Acordei completamente desnorteada, meu corpo todo doía e a luz do sol fazia meus olhos lacrimejarem. Olhei ao redor, estava no meu quarto na casa de Alfonso. Ele estava ali, assim como o médico. Minha memória voltou como um raio, fazendo minha cabeça latejar. Encolhi-me na cama, como um bicho acuado, sentindo todas as juntas doerem.
— Não vão me levar viva pro hospício! — ameacei, procurando alguma coisa para poder usar como arma, caso eles tentassem me pegar.
Alfonso se aproximou lentamente da cama, os olhos grudados nos meus. Eu me encolhi mais quando se sentou na cama com deliberada lentidão.
Eu ainda não tinha encontrado nem uma arma.
— Ninguém a levará a parte alguma. — um sorriso agoniado nos lábios. — Jamais permitirei que alguém a machuque. — O Dr. Almeida está aqui porque você está doente. Ardeu em febre por dois dias. — explicou.
Dois dias?
Não me lembrava de quase nada! Tive um sonho estranho, cheio de imagens soltas. Alfonso me colocando na banheira ainda vestida. Eu podia ver seus lábios se moverem, mas ouvia o que ele dizia, parecia estar muito assustado. Madalena correndo apavorada com uma bacia nas mãos, o rosto de Maite cheio de lágrimas, o médico tocando meu pulso, uma colher cheia de gosma preta — essa imagem se repetia diversas vezes.— e depois o gosto amargo descendo em minha garganta.

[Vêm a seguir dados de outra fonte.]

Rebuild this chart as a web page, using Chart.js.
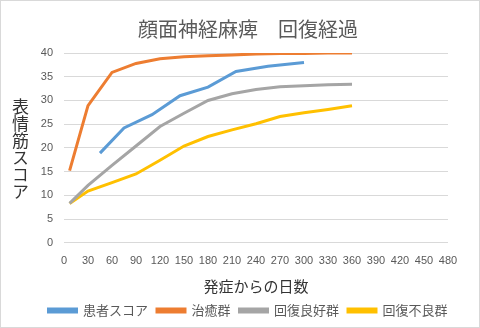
<!DOCTYPE html>
<html>
<head>
<meta charset="utf-8">
<script src="https://cdn.jsdelivr.net/npm/chart.js@4"></script>
<style>
  body { margin: 0; background: #fff; }
  #wrap { position: relative; width: 480px; height: 328px; border: 1px solid #d9d9d9; box-sizing: border-box; }
  #yTitle {
    position: absolute; left: 11px; top: 97px;
    writing-mode: vertical-rl; font-family: "Noto Sans CJK JP"; font-size: 17px;
    line-height: 1; color: #333;
  }
</style>
</head>
<body>
<div id="wrap">
  <canvas id="chart"></canvas>
  <div id="yTitle">表情筋スコア</div>
</div>
<script>
// days since onset
const groupDays = [7, 30, 60, 90, 120, 150, 180, 210, 240, 270, 300, 330, 360];
const patientDays = [45, 75, 110, 145, 180, 215, 255, 300];

// scores
const patientScore = [18.9, 24.2, 27.0, 31.0, 32.8, 36.1, 37.2, 38.0];
const curedScore = [15.2, 28.9, 35.9, 37.8, 38.8, 39.2, 39.4, 39.6, 39.8, 39.9, 39.9, 40, 40];
const goodScore = [8.3, 12.1, 16.3, 20.4, 24.5, 27.3, 30.0, 31.4, 32.3, 32.9, 33.1, 33.3, 33.4];
const poorScore = [8.3, 10.9, 12.7, 14.5, 17.4, 20.4, 22.4, 23.8, 25.1, 26.6, 27.4, 28.1, 28.9];

const seriesNames = ['患者スコア', '治癒群', '回復良好群', '回復不良群'];
const seriesColors = ['#5B9BD5', '#ED7D31', '#A5A5A5', '#FFC000'];

const toPoints = (xs, ys) => xs.map((x, i) => ({ x: x, y: ys[i] }));

const allSeries = [
    toPoints(patientDays, patientScore),
    toPoints(groupDays, curedScore),
    toPoints(groupDays, goodScore),
    toPoints(groupDays, poorScore)
];

const jp = '"Noto Sans CJK JP", sans-serif';

new Chart(document.getElementById('chart'), {
    type: 'line',
    data: {
        datasets: allSeries.map((pts, i) => ({
            label: seriesNames[i],
            data: pts,
            borderColor: seriesColors[i],
            backgroundColor: seriesColors[i],
            borderWidth: 3,
            pointRadius: 0,
            tension: 0
        }))
    },
    options: {
        responsive: true,
        maintainAspectRatio: false,
        animation: false,
        layout: { padding: { left: 16, right: 0, top: 0, bottom: 0 } },
        scales: {
            x: {
                type: 'linear',
                min: 0, max: 480,
                ticks: { stepSize: 30, color: '#595959', font: { family: 'Liberation Sans', size: 11 }, padding: 4, maxRotation: 0 },
                grid: { display: false },
                border: { display: false },
                title: { display: true, text: '発症からの日数', color: '#333', font: { family: jp, size: 15 }, padding: { top: 5, bottom: 0 } }
            },
            y: {
                min: 0, max: 40,
                ticks: { stepSize: 5, color: '#595959', font: { family: 'Liberation Sans', size: 11 }, padding: 11 },
                grid: { color: '#d9d9d9', drawTicks: false },
                border: { display: false },
                afterFit: (scale) => { scale.width = 47; }
            },
            // empty right-hand axis, only reserves the blank space right of the plot
            yRight: {
                position: 'right',
                min: 0, max: 40,
                ticks: { display: false },
                grid: { display: false },
                border: { display: false },
                afterFit: (scale) => { scale.width = 31; }
            }
        },
        plugins: {
            title: {
                display: true,
                text: '顔面神経麻痺　回復経過',
                color: '#595959',
                font: { family: jp, size: 20, weight: 'normal' },
                padding: { top: 16, bottom: 12 }
            },
            legend: {
                position: 'bottom',
                labels: {
                    boxWidth: 28,
                    boxHeight: 3,
                    color: '#595959',
                    font: { family: jp, size: 13 },
                    padding: 9
                }
            },
            tooltip: { enabled: false }
        }
    }
});
</script>
</body>
</html>
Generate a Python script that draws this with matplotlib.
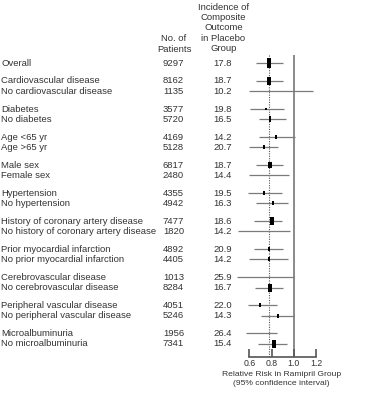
import matplotlib
matplotlib.use("Agg")
import matplotlib.pyplot as plt
from matplotlib.transforms import blended_transform_factory

plt.rcParams["font.family"] = ["Liberation Sans", "DejaVu Sans"]

labels = [
    "Overall",
    "Cardiovascular disease", "No cardiovascular disease",
    "Diabetes", "No diabetes",
    "Age <65 yr", "Age >65 yr",
    "Male sex", "Female sex",
    "Hypertension", "No hypertension",
    "History of coronary artery disease", "No history of coronary artery disease",
    "Prior myocardial infarction", "No prior myocardial infarction",
    "Cerebrovascular disease", "No cerebrovascular disease",
    "Peripheral vascular disease", "No peripheral vascular disease",
    "Microalbuminuria", "No microalbuminuria",
]
patients = [9297, 8162, 1135, 3577, 5720, 4169, 5128, 6817, 2480, 4355, 4942,
            7477, 1820, 4892, 4405, 1013, 8284, 4051, 5246, 1956, 7341]
incidence = ["17.8", "18.7", "10.2", "19.8", "16.5", "14.2", "20.7", "18.7", "14.4",
             "19.5", "16.3", "18.6", "14.2", "20.9", "14.2", "25.9", "16.7",
             "22.0", "14.3", "26.4", "15.4"]
rr = [0.78, 0.775, 0.86, 0.75, 0.79, 0.84, 0.73, 0.79, 0.77, 0.735, 0.81,
      0.80, 0.73, 0.78, 0.775, 0.76, 0.79, 0.70, 0.86, 0.72, 0.82]
ci_low = [0.66, 0.66, 0.60, 0.61, 0.69, 0.69, 0.60, 0.66, 0.60, 0.59, 0.66,
          0.64, 0.50, 0.64, 0.60, 0.49, 0.65, 0.585, 0.705, 0.57, 0.675]
ci_high = [0.90, 0.90, 1.17, 0.91, 0.93, 1.01, 0.86, 0.90, 0.96, 0.89, 0.95,
           0.89, 0.97, 0.90, 0.95, 1.005, 0.90, 0.85, 1.00, 0.85, 0.94]
overall_rr = 0.78
xticks = [0.6, 0.8, 1.0, 1.2]

# row positions: overall, then pairs with a gap between groups
ypos = [0.0]
for i in range(10):
    start = 1.72 + i * 2.68
    ypos += [start, start + 1.0]

W, H = 375, 403
fig = plt.figure(figsize=(W / 100, H / 100), dpi=100)
ax = fig.add_axes([232.65 / W, (H - 357) / H, 88.85 / W, 357 / H])
ax.set_xlim(0.45, 1.25)
ax.set_ylim(28.13, -6.03)

line_top = -0.8
ax.vlines(1.0, line_top, 28.13, color="#8a8a8a", lw=1.4, zorder=1)
ax.vlines(overall_rr, line_top, 28.13, color="#555555", lw=0.8,
          linestyles=(0, (1, 1.2)), zorder=1)

box = [(-0.5, -1), (0.5, -1), (0.5, 1), (-0.5, 1), (-0.5, -1)]
for y, r, lo, hi, n in zip(ypos, rr, ci_low, ci_high, patients):
    ax.hlines(y, lo, hi, color="#7a7a7a", lw=0.9, zorder=2)
    size = max(0.6, (n - 1000) / 8300 * 6.6)
    ax.plot([r], [y], marker=box, ms=size, color="black", mew=0, zorder=3)

for s in ["top", "left", "right"]:
    ax.spines[s].set_visible(False)
ax.spines["bottom"].set_bounds(0.6, 1.2)
ax.spines["bottom"].set_color("#555555")
ax.spines["bottom"].set_linewidth(1.2)
ax.set_yticks([])
ax.set_xticks(xticks)
ax.set_xticklabels([f"{t:.1f}" for t in xticks])
ax.tick_params(axis="x", direction="in", length=6.0, width=1.2, color="#555555",
               pad=1.8, labelsize=6.3, labelcolor="#333333")
ax.patch.set_visible(False)

tr = blended_transform_factory(fig.transFigure, ax.transData)
fs = 6.8
tc = "#333333"
for y, lab, n, inc in zip(ypos, labels, patients, incidence):
    ax.text(1 / W, y, lab, transform=tr, fontsize=fs, color=tc, va="center", ha="left")
    ax.text(184 / W, y, str(n), transform=tr, fontsize=fs, color=tc, va="center", ha="right")
    ax.text(232 / W, y, inc, transform=tr, fontsize=fs, color=tc, va="center", ha="right")

fig.text(174 / W, 1 - 44 / H, "No. of\nPatients", fontsize=fs, color=tc,
         ha="center", va="center", linespacing=1.2)
fig.text(223.5 / W, 1 - 28 / H, "Incidence of\nComposite\nOutcome\nin Placebo\nGroup",
         fontsize=fs, color=tc, ha="center", va="center", linespacing=1.2)
fig.text(281.7 / W, 1 - 379 / H, "Relative Risk in Ramipril Group\n(95% confidence interval)",
         fontsize=6.1, color=tc, ha="center", va="center", linespacing=1.45)

fig.savefig("out.png", dpi=100, facecolor="white")
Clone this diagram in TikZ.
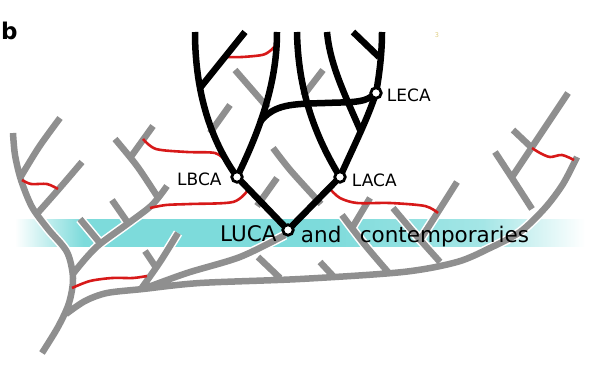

Os olhos verdes desesperados e úmidos, seu rosto retorcido pela dor, seus lábios tocando as costas de minha mão de novo e de novo. Tudo muito confuso.
— Senhorita Anahí, você teve hipotermia por ter ficado tanto tempo naquela tempestade. — o médico disse sem se aproximar. — Quando finalmente conseguimos aquecê-la, começou a queimar em febre. Imagino que se resfriou.
Funguei um pouco. Meu nariz realmente estava um pouco entupido.
—Pensei que fosse perdê-la. — Alfonso sussurrou, a voz cheia de angústia. — Você não reagia, resmungava muito enquanto a febre estava alta, pensei que... — Ele não continuou.
Abaixou a cabeça e deslizou sua mão sobre o lençol à procura da minha. Recuei um pouco e ele desistiu.
— E o pior é que seria por minha culpa! —e fechou os olhos.
— O pior já passou, Senhor Herrera. — disse o médico, se aproximando lentamente. — Não se aflija mais. A melhora dela é visível!
Não tirei os olhos do médico. Esperava que, a qualquer momento, um bando de enfermeiros entraria no quarto e me amarraria numa camisa de força. E o castiçal, que poderia ser tão útil caso isso acontecesse — eu poderia derrubar dois ou três deles antes que me pegassem —, estava sobre a cômoda, ao lado da poltrona, jamais o pegaria a tempo.
— Preciso checar sua temperatura, senhorita, — esclareceu o médico quando me afastei de sua mão.
Fiquei imóvel, mas muito alerta. Pularia pela janela ao menor sinal de enfermeiros. O médico, lentamente, tocou minha testa.
— Ainda está um pouco quente. — ele disse a Alfonso. — Acho melhor que tome o elixir novamente.
Alfonso concordou. O médico pegou uma garrafinha e uma colher.
— Creio que ela prefira que você faça isso, Senhor Herrera. — o médico sorriu sem graça.
Alfonso abriu o vidro escuro e um forte odor atingiu meu nariz.
— Eca! Não vou tomar isso! — cruzei os braços teimosamente.
— Precisa tomar para se curar, amor. — pediu numa súplica. Não deixei de notar a falta de surpresa nos olhos do Dr. Almeida. — Por favor?